What this task involves =>
Leave out every picture, then transcribe the rest of the listing exactly.

Data =>
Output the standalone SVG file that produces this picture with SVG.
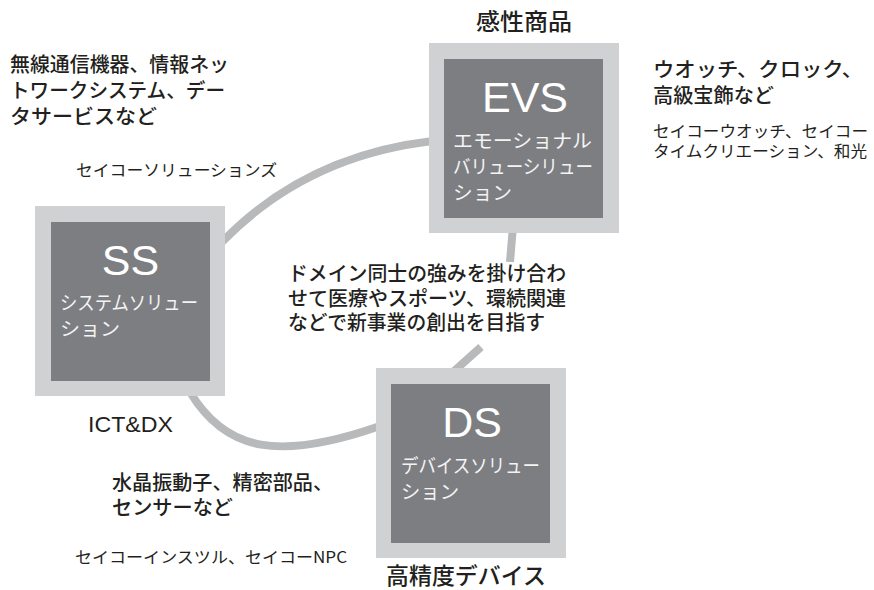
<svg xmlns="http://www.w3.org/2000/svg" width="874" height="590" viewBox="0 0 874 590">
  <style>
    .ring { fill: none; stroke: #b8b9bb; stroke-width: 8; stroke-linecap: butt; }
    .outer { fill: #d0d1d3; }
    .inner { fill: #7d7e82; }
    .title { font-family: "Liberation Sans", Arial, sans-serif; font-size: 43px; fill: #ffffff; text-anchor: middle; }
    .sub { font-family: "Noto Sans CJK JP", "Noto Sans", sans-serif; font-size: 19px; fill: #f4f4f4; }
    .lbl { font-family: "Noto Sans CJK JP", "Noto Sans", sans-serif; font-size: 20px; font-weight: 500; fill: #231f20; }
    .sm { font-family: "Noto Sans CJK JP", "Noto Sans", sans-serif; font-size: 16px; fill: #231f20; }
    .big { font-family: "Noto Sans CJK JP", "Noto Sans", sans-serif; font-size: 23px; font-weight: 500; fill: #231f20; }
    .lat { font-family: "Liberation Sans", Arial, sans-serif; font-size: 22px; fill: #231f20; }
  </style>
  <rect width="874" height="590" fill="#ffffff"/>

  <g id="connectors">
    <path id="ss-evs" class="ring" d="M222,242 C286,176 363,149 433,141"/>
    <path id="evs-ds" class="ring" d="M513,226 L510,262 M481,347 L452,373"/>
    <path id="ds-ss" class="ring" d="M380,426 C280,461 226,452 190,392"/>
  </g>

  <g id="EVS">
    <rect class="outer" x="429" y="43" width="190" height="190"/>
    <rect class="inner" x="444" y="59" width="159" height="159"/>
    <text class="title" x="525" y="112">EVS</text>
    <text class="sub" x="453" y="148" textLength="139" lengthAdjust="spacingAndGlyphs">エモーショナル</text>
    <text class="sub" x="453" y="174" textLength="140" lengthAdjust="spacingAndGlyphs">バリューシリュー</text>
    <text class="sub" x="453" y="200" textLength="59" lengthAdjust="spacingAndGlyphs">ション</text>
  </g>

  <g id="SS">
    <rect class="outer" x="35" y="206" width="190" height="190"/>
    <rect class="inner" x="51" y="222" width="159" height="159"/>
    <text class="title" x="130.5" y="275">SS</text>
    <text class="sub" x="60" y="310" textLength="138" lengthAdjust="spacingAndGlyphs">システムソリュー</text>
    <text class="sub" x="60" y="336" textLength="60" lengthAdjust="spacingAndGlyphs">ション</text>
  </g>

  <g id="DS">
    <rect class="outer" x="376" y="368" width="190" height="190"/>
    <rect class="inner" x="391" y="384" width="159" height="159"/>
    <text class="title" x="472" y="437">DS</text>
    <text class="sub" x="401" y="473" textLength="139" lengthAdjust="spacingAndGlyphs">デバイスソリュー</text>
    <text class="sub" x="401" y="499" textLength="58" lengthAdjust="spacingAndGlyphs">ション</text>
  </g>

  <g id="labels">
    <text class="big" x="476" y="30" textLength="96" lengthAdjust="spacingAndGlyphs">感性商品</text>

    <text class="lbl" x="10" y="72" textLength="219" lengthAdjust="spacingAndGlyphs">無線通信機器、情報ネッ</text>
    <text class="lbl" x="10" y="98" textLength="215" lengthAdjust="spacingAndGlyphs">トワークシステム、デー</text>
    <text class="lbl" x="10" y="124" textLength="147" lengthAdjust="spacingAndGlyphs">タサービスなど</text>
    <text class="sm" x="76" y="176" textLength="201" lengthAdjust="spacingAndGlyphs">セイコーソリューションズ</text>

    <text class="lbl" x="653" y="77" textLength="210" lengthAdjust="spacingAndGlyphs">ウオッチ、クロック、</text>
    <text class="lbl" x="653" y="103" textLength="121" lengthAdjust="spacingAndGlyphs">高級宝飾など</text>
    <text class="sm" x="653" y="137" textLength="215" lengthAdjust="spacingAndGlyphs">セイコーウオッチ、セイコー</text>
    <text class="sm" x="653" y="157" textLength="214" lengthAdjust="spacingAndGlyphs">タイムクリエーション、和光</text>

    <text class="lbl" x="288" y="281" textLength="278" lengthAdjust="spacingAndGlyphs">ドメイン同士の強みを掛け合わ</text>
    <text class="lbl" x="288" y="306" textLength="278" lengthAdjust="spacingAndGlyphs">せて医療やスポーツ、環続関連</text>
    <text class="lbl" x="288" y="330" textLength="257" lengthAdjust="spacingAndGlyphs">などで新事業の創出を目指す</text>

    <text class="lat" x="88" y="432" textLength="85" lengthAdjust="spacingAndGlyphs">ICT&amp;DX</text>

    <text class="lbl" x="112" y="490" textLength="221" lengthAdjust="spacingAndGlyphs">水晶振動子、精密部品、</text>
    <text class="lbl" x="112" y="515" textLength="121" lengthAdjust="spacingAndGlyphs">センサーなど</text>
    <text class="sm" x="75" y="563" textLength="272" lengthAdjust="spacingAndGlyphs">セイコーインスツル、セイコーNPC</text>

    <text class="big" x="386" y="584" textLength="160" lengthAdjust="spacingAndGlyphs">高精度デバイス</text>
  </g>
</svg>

Exercise output =>
Output the standalone SVG file that produces this picture with SVG.
<svg xmlns="http://www.w3.org/2000/svg" width="874" height="590" viewBox="0 0 874 590">
  <style>
    .ring { fill: none; stroke: #b8b9bb; stroke-width: 8; stroke-linecap: butt; }
    .outer { fill: #d0d1d3; }
    .inner { fill: #7d7e82; }
    .title { font-family: "Liberation Sans", Arial, sans-serif; font-size: 43px; fill: #ffffff; text-anchor: middle; }
    .sub { font-family: "Noto Sans CJK JP", "Noto Sans", sans-serif; font-size: 19px; fill: #f4f4f4; }
    .lbl { font-family: "Noto Sans CJK JP", "Noto Sans", sans-serif; font-size: 20px; font-weight: 500; fill: #231f20; }
    .sm { font-family: "Noto Sans CJK JP", "Noto Sans", sans-serif; font-size: 16px; fill: #231f20; }
    .big { font-family: "Noto Sans CJK JP", "Noto Sans", sans-serif; font-size: 23px; font-weight: 500; fill: #231f20; }
    .lat { font-family: "Liberation Sans", Arial, sans-serif; font-size: 22px; fill: #231f20; }
  </style>
  <rect width="874" height="590" fill="#ffffff"/>

  <g id="connectors">
    <path id="ss-evs" class="ring" d="M222,242 C286,176 363,149 433,141"/>
    <path id="evs-ds" class="ring" d="M513,226 L510,262 M481,347 L452,373"/>
    <path id="ds-ss" class="ring" d="M380,426 C280,461 226,452 190,392"/>
  </g>

  <g id="EVS">
    <rect class="outer" x="429" y="43" width="190" height="190"/>
    <rect class="inner" x="444" y="59" width="159" height="159"/>
    <text class="title" x="525" y="112">EVS</text>
    <text class="sub" x="453" y="148" textLength="139" lengthAdjust="spacingAndGlyphs">エモーショナル</text>
    <text class="sub" x="453" y="174" textLength="140" lengthAdjust="spacingAndGlyphs">バリューシリュー</text>
    <text class="sub" x="453" y="200" textLength="59" lengthAdjust="spacingAndGlyphs">ション</text>
  </g>

  <g id="SS">
    <rect class="outer" x="35" y="206" width="190" height="190"/>
    <rect class="inner" x="51" y="222" width="159" height="159"/>
    <text class="title" x="130.5" y="275">SS</text>
    <text class="sub" x="60" y="310" textLength="138" lengthAdjust="spacingAndGlyphs">システムソリュー</text>
    <text class="sub" x="60" y="336" textLength="60" lengthAdjust="spacingAndGlyphs">ション</text>
  </g>

  <g id="DS">
    <rect class="outer" x="376" y="368" width="190" height="190"/>
    <rect class="inner" x="391" y="384" width="159" height="159"/>
    <text class="title" x="472" y="437">DS</text>
    <text class="sub" x="401" y="473" textLength="139" lengthAdjust="spacingAndGlyphs">デバイスソリュー</text>
    <text class="sub" x="401" y="499" textLength="58" lengthAdjust="spacingAndGlyphs">ション</text>
  </g>

  <g id="labels">
    <text class="big" x="476" y="30" textLength="96" lengthAdjust="spacingAndGlyphs">感性商品</text>

    <text class="lbl" x="10" y="72" textLength="219" lengthAdjust="spacingAndGlyphs">無線通信機器、情報ネッ</text>
    <text class="lbl" x="10" y="98" textLength="215" lengthAdjust="spacingAndGlyphs">トワークシステム、デー</text>
    <text class="lbl" x="10" y="124" textLength="147" lengthAdjust="spacingAndGlyphs">タサービスなど</text>
    <text class="sm" x="76" y="176" textLength="201" lengthAdjust="spacingAndGlyphs">セイコーソリューションズ</text>

    <text class="lbl" x="653" y="77" textLength="210" lengthAdjust="spacingAndGlyphs">ウオッチ、クロック、</text>
    <text class="lbl" x="653" y="103" textLength="121" lengthAdjust="spacingAndGlyphs">高級宝飾など</text>
    <text class="sm" x="653" y="137" textLength="215" lengthAdjust="spacingAndGlyphs">セイコーウオッチ、セイコー</text>
    <text class="sm" x="653" y="157" textLength="214" lengthAdjust="spacingAndGlyphs">タイムクリエーション、和光</text>

    <text class="lbl" x="288" y="281" textLength="278" lengthAdjust="spacingAndGlyphs">ドメイン同士の強みを掛け合わ</text>
    <text class="lbl" x="288" y="306" textLength="278" lengthAdjust="spacingAndGlyphs">せて医療やスポーツ、環続関連</text>
    <text class="lbl" x="288" y="330" textLength="257" lengthAdjust="spacingAndGlyphs">などで新事業の創出を目指す</text>

    <text class="lat" x="88" y="432" textLength="85" lengthAdjust="spacingAndGlyphs">ICT&amp;DX</text>

    <text class="lbl" x="112" y="490" textLength="221" lengthAdjust="spacingAndGlyphs">水晶振動子、精密部品、</text>
    <text class="lbl" x="112" y="515" textLength="121" lengthAdjust="spacingAndGlyphs">センサーなど</text>
    <text class="sm" x="75" y="563" textLength="272" lengthAdjust="spacingAndGlyphs">セイコーインスツル、セイコーNPC</text>

    <text class="big" x="386" y="584" textLength="160" lengthAdjust="spacingAndGlyphs">高精度デバイス</text>
  </g>
</svg>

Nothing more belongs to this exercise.